There’s something magical about a well-made Negroni: it’s like a reset button for your day, signaling the start of a great night when anything is possible.
Hardware: Mixing glass, Jigger, Barspoon
Ice: Ice cubes
Glassware: Cocktail glass (or Old Fashioned glass)
Spirits: London Dry gin (recommended: Beefeater, Tanqueray) or Plymouth gin
Mixers & Liqueurs: Italian vermouth (recommended: Carpano Antica, Noilly Prat, Dolin), Campari
Juices, Accents, & Garnishes: Orange twist
Chill a cocktail glass (or Old Fashioned glass) in the freezer at least ten minutes.
In a mixing glass about a third-full with ice cubes, add:
1 oz gin
1 oz Italian vermouth
1 oz Campari
Stir well to blend and chill, then strain into the chilled glass. As an alternative, this drink may be served in an Old Fashioned glass over rocks.
Pinch an orange twist over the drink to express oils onto its surface, then rub the twist around the glass rim to coat.
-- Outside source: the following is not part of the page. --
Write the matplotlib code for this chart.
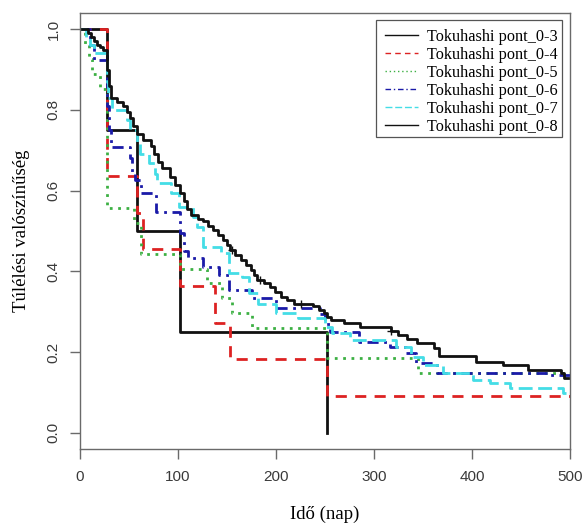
import matplotlib
matplotlib.use("Agg")
import matplotlib.pyplot as plt
from matplotlib.lines import Line2D
from matplotlib.patches import Rectangle

# ---- data ----
labels = ["Tokuhashi pont_0-3", "Tokuhashi pont_0-4", "Tokuhashi pont_0-5",
          "Tokuhashi pont_0-6", "Tokuhashi pont_0-7", "Tokuhashi pont_0-8"]

t03 = [0, 28, 58, 102, 252]
s03 = [1.0, 0.75, 0.5, 0.25, 0.0]

t04 = [0, 28, 58, 64, 102, 138, 153, 252]
s04 = [1.0, 0.636, 0.545, 0.455, 0.364, 0.273, 0.182, 0.091]

t05 = [0, 5, 9, 12, 20, 28, 55, 62, 102, 130, 145, 155, 176, 252, 345]
s05 = [1.0, 0.963, 0.926, 0.889, 0.852, 0.556, 0.519, 0.444, 0.407, 0.370,
       0.333, 0.296, 0.259, 0.185, 0.148]

t06 = [0, 10, 14, 28, 30, 32, 51, 53, 56, 62, 78, 102, 106, 110, 126, 142,
       152, 175, 200, 245, 250, 255, 285, 316, 333, 343, 364, 480]
s06 = [1.0, 0.96, 0.923, 0.81, 0.75, 0.708, 0.68, 0.64, 0.626, 0.594, 0.547,
       0.495, 0.45, 0.433, 0.41, 0.39, 0.354, 0.334, 0.31, 0.295, 0.27, 0.25,
       0.225, 0.213, 0.198, 0.173, 0.148, 0.143]

t07 = [0, 6, 10, 14, 28, 29, 33, 48, 51, 58, 61, 70, 77, 79, 93, 101, 115,
       119, 126, 144, 152, 165, 172, 182, 200, 222, 250, 257, 275, 322, 338,
       350, 370, 401, 418, 439, 493]
s07 = [1.0, 0.98, 0.96, 0.94, 0.87, 0.83, 0.80, 0.775, 0.75, 0.72, 0.69,
       0.668, 0.64, 0.62, 0.594, 0.56, 0.535, 0.51, 0.46, 0.445, 0.396, 0.386,
       0.347, 0.32, 0.297, 0.285, 0.262, 0.247, 0.23, 0.213, 0.188, 0.168,
       0.148, 0.131, 0.124, 0.111, 0.099]

t08 = [0, 8, 11, 14, 17, 20, 23, 28, 30, 32, 38, 44, 48, 51, 54, 58, 64, 72,
       76, 80, 84, 92, 97, 102, 106, 109, 113, 120, 126, 131, 136, 141, 146,
       150, 153, 158, 164, 169, 174, 178, 181, 188, 194, 199, 205, 211, 218,
       238, 244, 249, 252, 256, 269, 286, 317, 324, 334, 344, 361, 366, 404,
       432, 457, 491, 494]
s08 = [1.0, 0.99, 0.98, 0.97, 0.96, 0.955, 0.948, 0.9, 0.86, 0.83, 0.82, 0.81,
       0.795, 0.78, 0.76, 0.74, 0.725, 0.71, 0.69, 0.67, 0.655, 0.635, 0.615,
       0.595, 0.575, 0.555, 0.54, 0.53, 0.525, 0.512, 0.502, 0.49, 0.478,
       0.465, 0.453, 0.44, 0.428, 0.415, 0.403, 0.39, 0.379, 0.37, 0.362,
       0.35, 0.337, 0.328, 0.32, 0.313, 0.305, 0.297, 0.288, 0.28, 0.272,
       0.263, 0.253, 0.243, 0.232, 0.222, 0.21, 0.19, 0.175, 0.168, 0.156,
       0.148, 0.136]

censor08_t = [155, 184, 225, 317]

last_time = [252, 500, 500, 500, 500, 500]

times = [t03, t04, t05, t06, t07, t08]
survs = [s03, s04, s05, s06, s07, s08]

colors = ["#111111", "#dd2222", "#3cb043", "#1a1aa8", "#44dde6", "#111111"]
dashes = [None, (4, 3), (1, 2), (4, 2, 1, 2), (5, 2), None]

W, H = 582, 527

# ---- figure ----
fig = plt.figure(figsize=(W / 100, H / 100), dpi=100)
ax = fig.add_axes([80 / W, (H - 449) / H, 490 / W, 436 / H])

for t, s, lt, c, d in zip(times, survs, last_time, colors, dashes):
    xs = list(t) + [lt]
    ys = list(s) + [s[-1]]
    ln, = ax.step(xs, ys, where="post", color=c, lw=2.0)
    if d is not None:
        ln.set_dashes(d)

# censor marks on the largest group
def step_val(t, s, x):
    v = s[0]
    for ti, si in zip(t, s):
        if ti <= x:
            v = si
    return v

ax.plot(censor08_t, [step_val(t08, s08, x) for x in censor08_t], "+",
        color="#111111", ms=6, mew=1.0)

ax.set_xlim(0, 500)
ax.set_ylim(-0.04, 1.04)
ax.set_xticks([0, 100, 200, 300, 400, 500])
ax.set_yticks([0.0, 0.2, 0.4, 0.6, 0.8, 1.0])
ax.set_yticklabels(["0.0", "0.2", "0.4", "0.6", "0.8", "1.0"],
                   rotation=90, va="center")

spine_col = "#6a6a6a"
for sp in ax.spines.values():
    sp.set_color(spine_col)
    sp.set_linewidth(1.0)
ax.tick_params(axis="both", direction="out", length=7, width=1.0,
               color=spine_col, labelsize=11)
ax.tick_params(axis="x", pad=8)
ax.tick_params(axis="y", pad=7)
for lab in ax.get_xticklabels() + ax.get_yticklabels():
    lab.set_family("Liberation Sans")
    lab.set_color("#3a3a3a")

ax.set_xlabel("Idő (nap)", family="Liberation Serif", fontsize=13.5,
              labelpad=16)
ax.set_ylabel("Túlélési valószínűség", family="Liberation Serif",
              fontsize=13.5, labelpad=12)

# legend box (drawn separately, like R's legend frame)
frame = Rectangle((376 / W, (H - 137) / H), 186 / W, 117 / H,
                  transform=fig.transFigure, facecolor="white",
                  edgecolor="#555555", lw=0.9, zorder=4)
ax.add_patch(frame)

handles = []
for c, d in zip(colors, dashes):
    h = Line2D([0], [0], color=c, lw=1.0)
    if d is not None:
        h.set_dashes(d)
    handles.append(h)

leg = ax.legend(handles, labels, loc="upper right",
                bbox_to_anchor=(558 / W, (H - 29) / H),
                bbox_transform=fig.transFigure, borderaxespad=0,
                frameon=False,
                prop={"family": "Liberation Serif", "size": 11.7},
                handlelength=2.0, handletextpad=0.6, labelspacing=0.12,
                borderpad=0)
leg.set_zorder(5)

fig.savefig("out.png", dpi=100)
Garnish with the twist laid across the surface of the drink.
Don the Beachcomber (1937)
File under “semi-obscure-but-completely-delicious.”
When Don the Beachcomber moved into an expanded location across the street from their original spot in Hollywood, they also expanded the drinks menu. The “Pupule” was one they added to the lineup – another dimensionalized riff on the Planter’s Punch, this time mixing orange and lime for the sour element, and merging sweet and spicy with flavors of allspice, vanilla, and cinnamon. I imagine Donn’s customers had a good number of juvenile laughs at the name (Poo Poo? Purple? Pustule?) before he changed it to “Nui Nui” around 1941 (much better, it means “Big-Big” or “Extra-Large” in Maori).
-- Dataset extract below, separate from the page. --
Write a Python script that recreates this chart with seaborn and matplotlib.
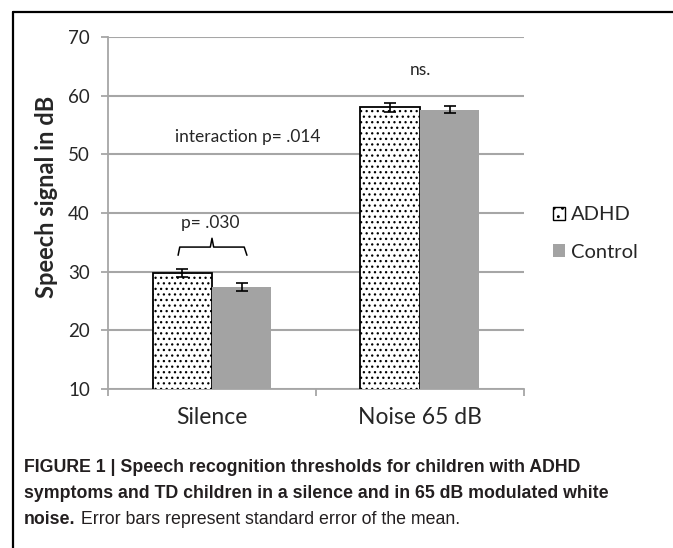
"""Speech recognition thresholds, ADHD vs control (Figure 1 recreation)."""

import matplotlib
import pandas as pd
import seaborn as sns

matplotlib.use("Agg")
import matplotlib.pyplot as plt
from matplotlib.lines import Line2D
from matplotlib.patches import Patch

# data
conditions = ["Silence", "Noise 65 dB"]
groups = ["ADHD", "Control"]
adhd_means = [29.8, 58.0]
control_means = [27.4, 57.6]
adhd_se = [0.7, 0.8]
control_se = [0.7, 0.6]
y_ticks = [10, 20, 30, 40, 50, 60, 70]

sns.set_theme(style="white")
plt.rcParams["font.family"] = ["Lato", "DejaVu Sans"]
plt.rcParams["hatch.linewidth"] = 0.9

GRID = "#a6a6a6"
BAR_GREY = "#a3a3a3"
INK = "#231f20"

df = pd.DataFrame({
    "condition": conditions * 2,
    "group": [groups[0]] * 2 + [groups[1]] * 2,
    "value": adhd_means + control_means,
    "se": adhd_se + control_se,
})

fig = plt.figure(figsize=(6.73, 5.48), dpi=100)
ax = fig.add_axes([0.1605, 0.290, 0.618, 0.6425])

sns.barplot(data=df, x="condition", y="value", hue="group", order=conditions,
            hue_order=groups, palette=["white", BAR_GREY], width=0.572,
            errorbar=None, legend=False, ax=ax, zorder=3)

# style bars: hatched ADHD, flat grey control
n = len(conditions)
for i, bar in enumerate(ax.patches[:2 * n]):
    if i < n:
        bar.set_hatch("...")
        bar.set_edgecolor("black")
        bar.set_linewidth(1.3)
    else:
        bar.set_edgecolor("none")

# error bars (standard error)
for bar, (_, row) in zip(ax.patches[:2 * n], df.iterrows()):
    cx = bar.get_x() + bar.get_width() / 2
    ax.errorbar(cx, row["value"], yerr=row["se"], fmt="none", ecolor="black",
                elinewidth=1.2, capsize=4, capthick=1.2, zorder=4)

ax.set_xlim(-0.5, 1.5)
ax.set_ylim(10, 70)
ax.set_yticks(y_ticks)
ax.yaxis.grid(True, color=GRID, linewidth=1.5, zorder=0)
ax.set_axisbelow(True)
for side in ["top", "right"]:
    ax.spines[side].set_visible(False)
for side in ["left", "bottom"]:
    ax.spines[side].set_color(GRID)
    ax.spines[side].set_linewidth(1.3)

ax.set_xticks([-0.5, 0.5, 1.5], minor=True)
ax.tick_params(axis="x", which="major", length=0, labelsize=16.5, pad=13)
ax.tick_params(axis="x", which="minor", length=5, color=GRID, width=1.3,
               direction="out", bottom=True)
ax.tick_params(axis="y", length=5, color=GRID, width=1.3, direction="out",
               left=True, labelsize=13.5, pad=8)
ax.set_xlabel("")
ax.set_ylabel("Speech signal in dB", fontsize=17, fontweight="bold")
ax.yaxis.set_label_coords(-0.121, 0.545)

# annotations
ax.text(1.0, 64.4, "ns.", ha="center", va="center", fontsize=12.5)
ax.text(0.17, 52.9, "interaction p= .014", ha="center", va="center", fontsize=12.5)
ax.text(-0.01, 38.3, "p= .030", ha="center", va="center", fontsize=12.5)
bx = [-0.163, -0.155, -0.008, 0.0, 0.008, 0.155, 0.168]
by = [32.8, 34.2, 34.2, 35.7, 34.2, 34.2, 32.8]
ax.plot(bx, by, color="black", linewidth=1.1, solid_joinstyle="round")

# legend to the right
handles = [
    Patch(facecolor="white", edgecolor="black", hatch="..", linewidth=1.0, label=groups[0]),
    Patch(facecolor=BAR_GREY, edgecolor="none", label=groups[1]),
]
fig.legend(handles=handles, loc="center left", bbox_to_anchor=(0.795, 0.574),
           frameon=False, fontsize=14.5, handlelength=0.6, handleheight=0.6,
           handletextpad=0.3, labelspacing=1.0)

# cropped figure frame (left and top rules)
fig.add_artist(Line2D([0.0193, 0.0193], [0.0, 0.978], color="black", linewidth=1.6,
                      transform=fig.transFigure))
fig.add_artist(Line2D([0.0193, 1.0], [0.978, 0.978], color="black", linewidth=1.6,
                      transform=fig.transFigure))

# caption
cap_font = ["Liberation Sans", "DejaVu Sans"]
cap_size = 12.8
fig.text(0.036, 1 - 468 / 548, "FIGURE 1 | Speech recognition thresholds for children with ADHD",
         fontsize=cap_size, fontweight="bold", family=cap_font, va="center", color=INK)
fig.text(0.036, 1 - 494 / 548, "symptoms and TD children in a silence and in 65 dB modulated white",
         fontsize=cap_size, fontweight="bold", family=cap_font, va="center", color=INK)
t3 = fig.text(0.036, 1 - 520 / 548, "noise.", fontsize=cap_size, fontweight="bold",
              family=cap_font, va="center", color=INK)
ax.annotate(" Error bars represent standard error of the mean.", xy=(1, 0),
            xycoords=t3, va="bottom", ha="left", fontsize=cap_size,
            family=cap_font, color=INK, annotation_clip=False)

fig.savefig("out.png", dpi=100)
In spite of the boastful name, booze-wise this drink is no big deal. Same amount of rum as a little Daiquiri – but they still enforced a three-per-customer limit on this one. Most likely to appeal to the macho types who felt their masculinity threatened by all the orchids and whatnot. “Are you man enough to handle three of these?” and so on.
A note on orange juice – lemon and lime juice is always fresh in these recipes, but it’s easy to assume that pasteurized orange juice from concentrate, the breakfast staple, is the same thing as fresh-squeezed. Short answer: it ain’t. You gotta squeeze an orange, sorry. But before you do, prepare the garnish, a long orange peel – like a whole orange peeled all the way around and around with a Y-peeler. Feel free to use whatever size peel you like and decorate as you prefer: the original hung the peel out of the drink and down the side of the mug or glass; I like coiling it up like a crown and loading with more ice.
You’ll need three syrups or liqueurs for this: pimento dram, cinnamon syrup, and vanilla syrup – see recipes here if you’re up for the effort (and the necessary time) to make them yourself at home… but a great alternative is BG Reynolds‘ fantastic line of tiki syrups from Portland, Oregon.
If you’re going through all the fun to make this fantastic drink, why not serve it in a vintage tiki mug? Great finds can be had at thrift stores occasionally, or check online at Etsy‘s vintage shops.
Hardware: Electric blender, Jigger, Straws (optional)
Ice: Cracked ice
Glassware: Tiki mug or Collins glass
Spirits: Amber rum (recommended: Cruzan Aged Dark – or Havana Club Añejo Especial if you can get it)
Mixers & Liqueurs: Pimento Dram, Vanilla Syrup, Cinnamon syrup
Juices, Accents, & Garnishes: Lime juice, Orange juice, Angostura bitters, Orange peel
In an electric blender, add:
2 1/2 oz amber rum
3/4 oz lime juice
3/4 oz orange juice
3/4 oz cinnamon syrup
1 tsp vanilla syrup
1 tsp pimento dram
1 dash Angostura bitters
3/4 cup cracked ice
Flash blend five seconds to quickly mix – meaning just turn the blender on, then off again. Pour unstrained into a tiki mug or Collins glass. Garnish with a long orange peel. Optionally, serve with two straws.